:: Collected material ::
= = = = = = =
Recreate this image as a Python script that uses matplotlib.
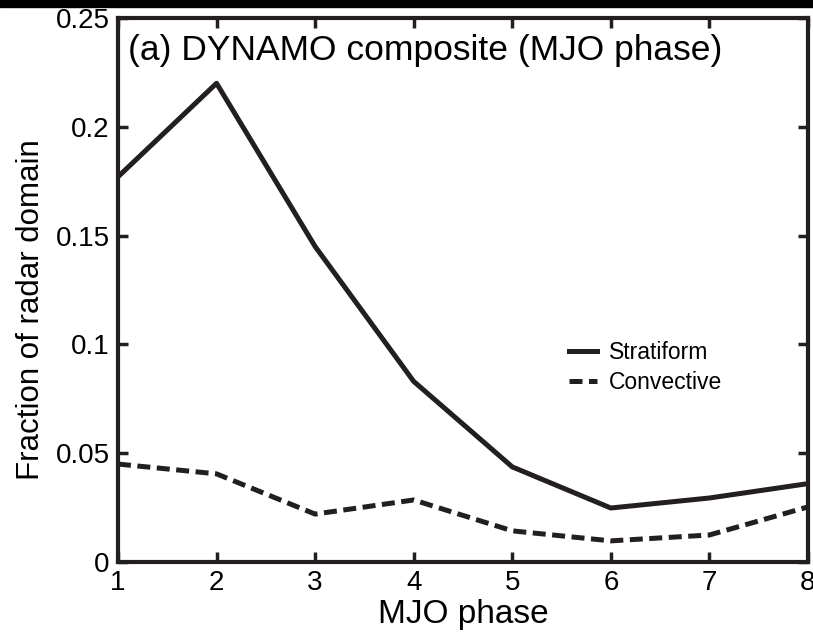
import matplotlib
matplotlib.use("Agg")
import matplotlib.pyplot as plt
from matplotlib.patches import Rectangle

plt.rcParams['font.family'] = ['Liberation Sans', 'DejaVu Sans']

phases = [1, 2, 3, 4, 5, 6, 7, 8]
stratiform = [0.177, 0.220, 0.145, 0.083, 0.0437, 0.0248, 0.0294, 0.036]
convective = [0.045, 0.0405, 0.022, 0.0285, 0.0143, 0.0097, 0.0124, 0.0253]
yticks = [0, 0.05, 0.1, 0.15, 0.2, 0.25]
ytick_labels = ['0', '0.05', '0.1', '0.15', '0.2', '0.25']

fig = plt.figure(figsize=(8.13, 6.36), dpi=100)
ax = fig.add_axes([0.1451, 0.1164, 0.8487, 0.8553])
col = '#231f20'
ax.plot(phases, stratiform, color=col, lw=3.6, label='Stratiform')
ax.plot(phases, convective, color=col, lw=3.6, ls=(0, (2.6, 1.3)), label='Convective')
ax.set_xlim(1, 8)
ax.set_ylim(0, 0.25)
ax.set_xticks(phases)
ax.set_yticks(yticks)
ax.set_yticklabels(ytick_labels)
ax.tick_params(direction='in', length=7, width=2.5, labelsize=20, top=True, right=True, color=col, pad=6)
for s in ax.spines.values():
    s.set_linewidth(3)
    s.set_color(col)
ax.set_xlabel('MJO phase', fontsize=24, labelpad=2)
ax.set_ylabel('Fraction of radar domain', fontsize=22.5)
ax.yaxis.set_label_coords(-0.104, 0.463)
ax.text(0.015, 0.94, '(a) DYNAMO composite (MJO phase)', transform=ax.transAxes,
        fontsize=25.5, va='center', ha='left')
leg = ax.legend(loc='center left', bbox_to_anchor=(0.64, 0.357), frameon=False, fontsize=16.5,
                handlelength=1.25, handletextpad=0.5, labelspacing=0.3, borderaxespad=0)
fig.add_artist(Rectangle((0, 1 - 7/636), 1, 7/636, transform=fig.transFigure, color='black'))
fig.savefig('out.png', dpi=100)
= = = = = = =
:: Work instructions ::
Go through the listing above line by line and say how many lines hold the word "matplotlib". Reply with that number only.

:: Solution ::
5